Thursday, October 17, 2013

Law of Attraction and Parenting


We’ve heard a lot about the law of attraction. Simply put, the law of attraction means attracting what you want by focusing on it, by thinking about it.  Can the law of attraction apply to good parenting?

You catch your children fighting. You get upset. You tell them to stop fighting and why it is not good to fight.  You make rules and lecture them on the consequences should they break your rules. You turn your back and the moment you do, they continue fighting.  
This is where the law of attraction comes into play in good parenting.  What you think, say and do to prevent untoward behavior of your children actually makes your child do that unwanted behavior.  
The law of attraction fuels attraction of like energy. Everything around us is energy.  Our house, car, gadgets and even our body is made up of molecules of energy. Our thoughts and feelings emit energy too.   
We are a powerhouse of energy, a powerful magnet of energy.  Your thoughts make you emit emotions.  Your emotions will either attract or repel people, things and events in accordance to what you feel.  For instance, if you have good thoughts, you will have happy or have positive emotions.  These emotions will then attract good/positive people. 
The law of attraction can support you in parenting. If your reaction to your children’s fighting is as described above – you get annoyed and irritated, you start lecturing them on “do not” – you are basically focusing on the negative energy.  This negative energy will then attract negative results.  Your children will keep fighting and you will always be frustrated.
Instead of focusing on the negative, you need to channel your energy to the positive side to attract positive results.  Our relationship experiences are determined by our thoughts, emotions and expectations.

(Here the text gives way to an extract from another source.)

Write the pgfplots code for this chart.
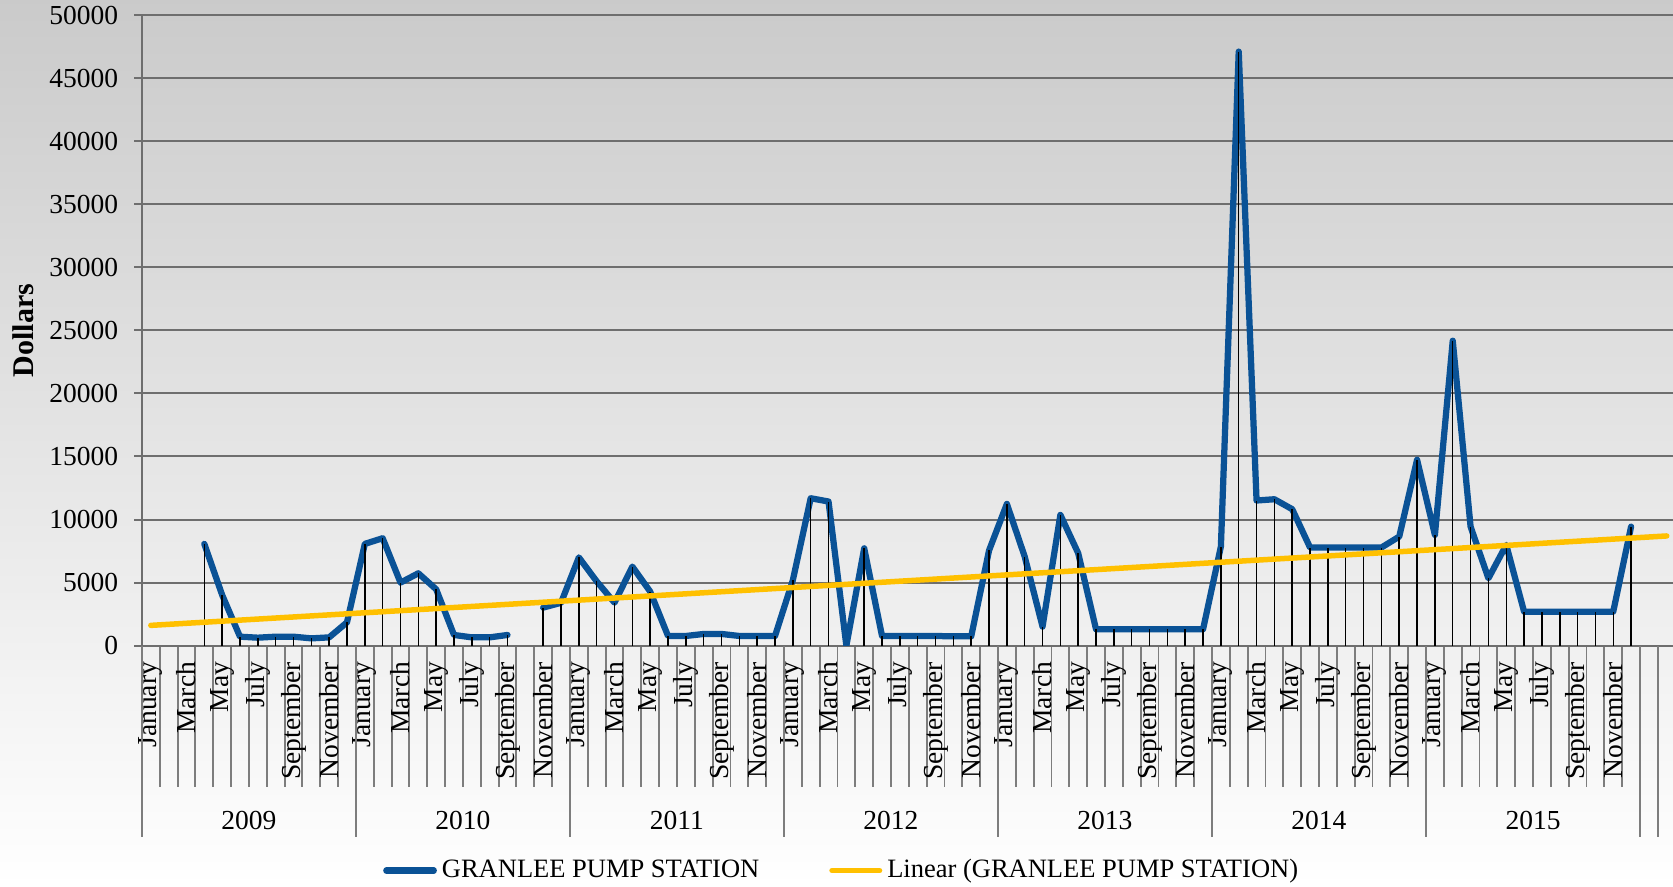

To have a positive relationship with our children we need to have positive thoughts, emotions and expectations of our relationship with them.  This positive energy will not only improve our relationship with our kids but will also be instrumental in growing responsible and good children. This will train our children to be in alignment with the positive things in life.  They will start to develop an internal or body mechanism that allows them to feel and enable them to determine good and positive things from bad.  And because of the good feelings that they receive from positive reactions, they will have a yearning to do as you teach and as you please.
You can develop the positive law of attraction when you focus on what you want, get your thoughts and emotions to agree on what you want. So the next time your kids fight, focus on what you want to happen.  Step back, calm down, think positive thoughts.   Then express your desires, needs, intentions and expectations to your children in a positive and loving way. Show them they are loved and accepted.  When your children feel these positive emotions, they will respond in a positive way. They will then cooperate to the achievement of your desires for a loving family, living harmoniously and peacefully with one another, giving respect and cooperation.
The law of attraction will make our relationships work with our children if we envision love, peace and harmony so that we attract the same emotions from our children.

 

1 comment:

  1. It is true that how we approach the situation will greatly impact our child's reaction and if we want to raise children who appreciate peaceful resolution to conflict (differences are an inevitable part of life) then we must live that example.

    Another point to consider is that some amount of "fighting" is normal. It is part of growing up and learning boundaries.

    One of the best things we can do as parents is teach our children alternatives and how to check in with the Internal Guidance System to see how they are feeling about a given encounter so they do not develop fighting as an automatic response to conflict.